Problem description: From the listing below, pull out all lines with "would" in them.

Records:
(begin)

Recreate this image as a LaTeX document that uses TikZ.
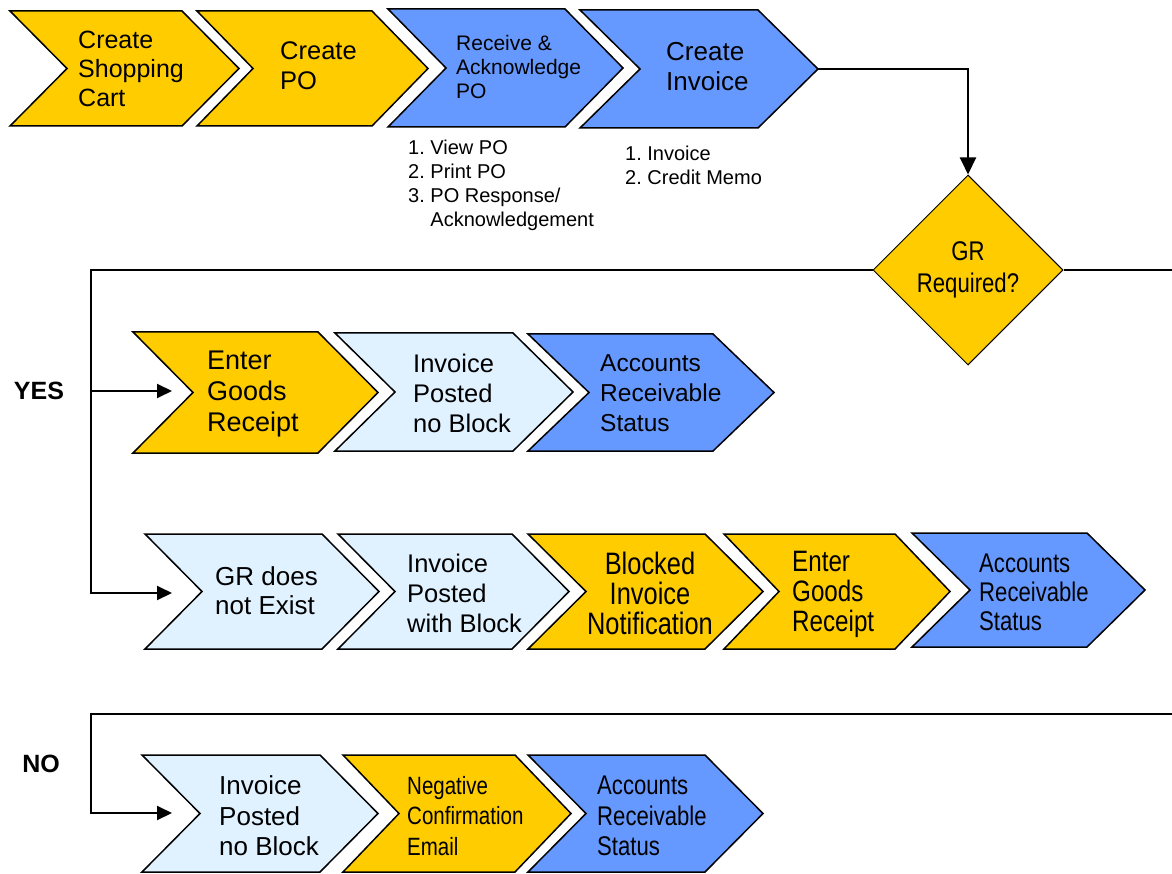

(end)
(begin)

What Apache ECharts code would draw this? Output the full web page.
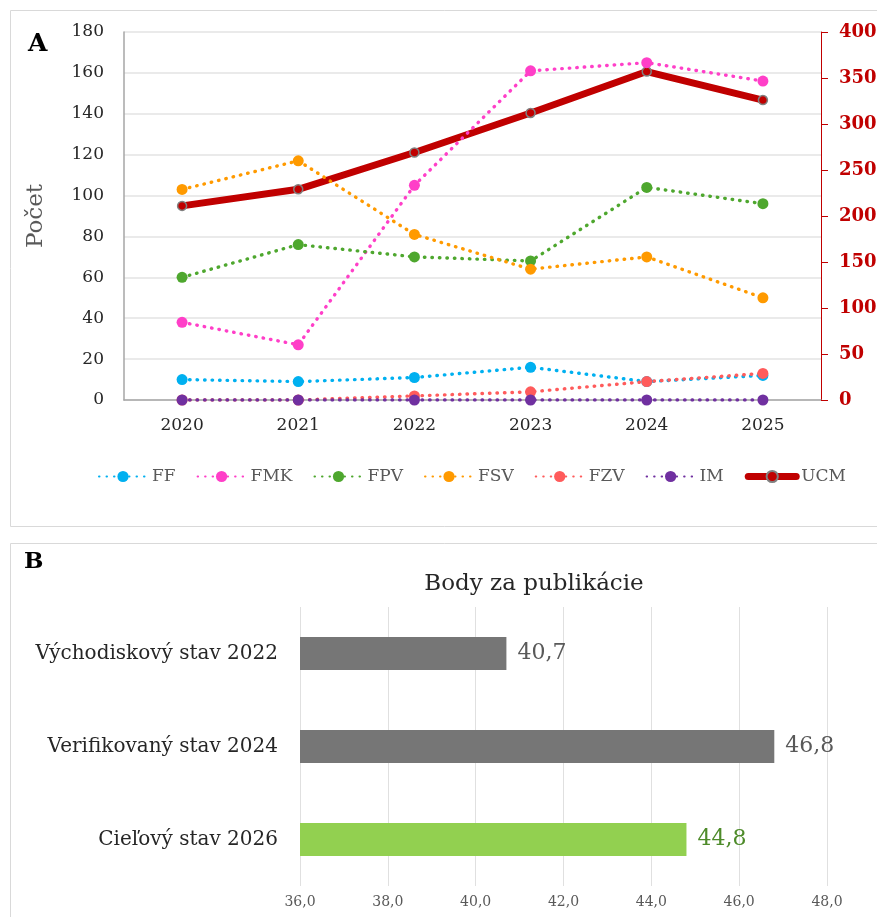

(end)
(begin)

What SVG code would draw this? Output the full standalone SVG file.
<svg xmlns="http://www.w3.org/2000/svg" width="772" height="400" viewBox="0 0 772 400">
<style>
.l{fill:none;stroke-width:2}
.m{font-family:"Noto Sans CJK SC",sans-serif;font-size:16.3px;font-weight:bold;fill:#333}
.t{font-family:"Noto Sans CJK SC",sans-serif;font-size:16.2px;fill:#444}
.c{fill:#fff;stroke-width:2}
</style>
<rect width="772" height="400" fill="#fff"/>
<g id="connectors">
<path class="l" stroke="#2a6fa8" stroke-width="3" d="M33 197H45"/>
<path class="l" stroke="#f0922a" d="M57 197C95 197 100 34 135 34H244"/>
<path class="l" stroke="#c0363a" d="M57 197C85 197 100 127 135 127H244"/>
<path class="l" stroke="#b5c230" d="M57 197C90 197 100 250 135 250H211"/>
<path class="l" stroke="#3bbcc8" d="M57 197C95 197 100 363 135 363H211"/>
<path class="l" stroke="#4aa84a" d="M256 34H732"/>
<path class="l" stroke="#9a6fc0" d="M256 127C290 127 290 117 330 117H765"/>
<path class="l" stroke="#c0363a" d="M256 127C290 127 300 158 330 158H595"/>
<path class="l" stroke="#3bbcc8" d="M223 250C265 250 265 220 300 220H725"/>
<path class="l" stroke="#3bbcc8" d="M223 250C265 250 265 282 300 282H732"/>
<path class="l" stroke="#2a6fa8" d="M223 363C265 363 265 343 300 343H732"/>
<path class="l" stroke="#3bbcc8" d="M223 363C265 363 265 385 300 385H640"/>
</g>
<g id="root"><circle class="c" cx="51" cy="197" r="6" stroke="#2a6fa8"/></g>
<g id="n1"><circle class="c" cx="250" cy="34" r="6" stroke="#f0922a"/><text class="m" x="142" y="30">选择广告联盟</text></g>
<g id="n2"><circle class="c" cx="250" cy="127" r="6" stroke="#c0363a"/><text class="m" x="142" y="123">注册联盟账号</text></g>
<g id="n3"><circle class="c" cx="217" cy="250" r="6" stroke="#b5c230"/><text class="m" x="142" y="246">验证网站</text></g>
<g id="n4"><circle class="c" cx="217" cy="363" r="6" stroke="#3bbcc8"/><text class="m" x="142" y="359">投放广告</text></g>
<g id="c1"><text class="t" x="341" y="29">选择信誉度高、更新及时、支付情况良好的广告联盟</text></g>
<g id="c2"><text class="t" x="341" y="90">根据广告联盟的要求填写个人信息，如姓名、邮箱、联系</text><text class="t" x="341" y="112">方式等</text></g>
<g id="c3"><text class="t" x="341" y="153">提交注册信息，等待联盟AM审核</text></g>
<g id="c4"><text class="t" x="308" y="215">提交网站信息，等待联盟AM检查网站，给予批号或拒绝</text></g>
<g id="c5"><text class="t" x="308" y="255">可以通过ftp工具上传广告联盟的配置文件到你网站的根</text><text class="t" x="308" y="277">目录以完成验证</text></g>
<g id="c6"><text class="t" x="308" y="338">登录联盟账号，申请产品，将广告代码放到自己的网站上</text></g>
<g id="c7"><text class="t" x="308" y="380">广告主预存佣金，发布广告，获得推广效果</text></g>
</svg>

(end)

Answer in full:
What Apache ECharts code would draw this? Output the full web page.
What SVG code would draw this? Output the full standalone SVG file.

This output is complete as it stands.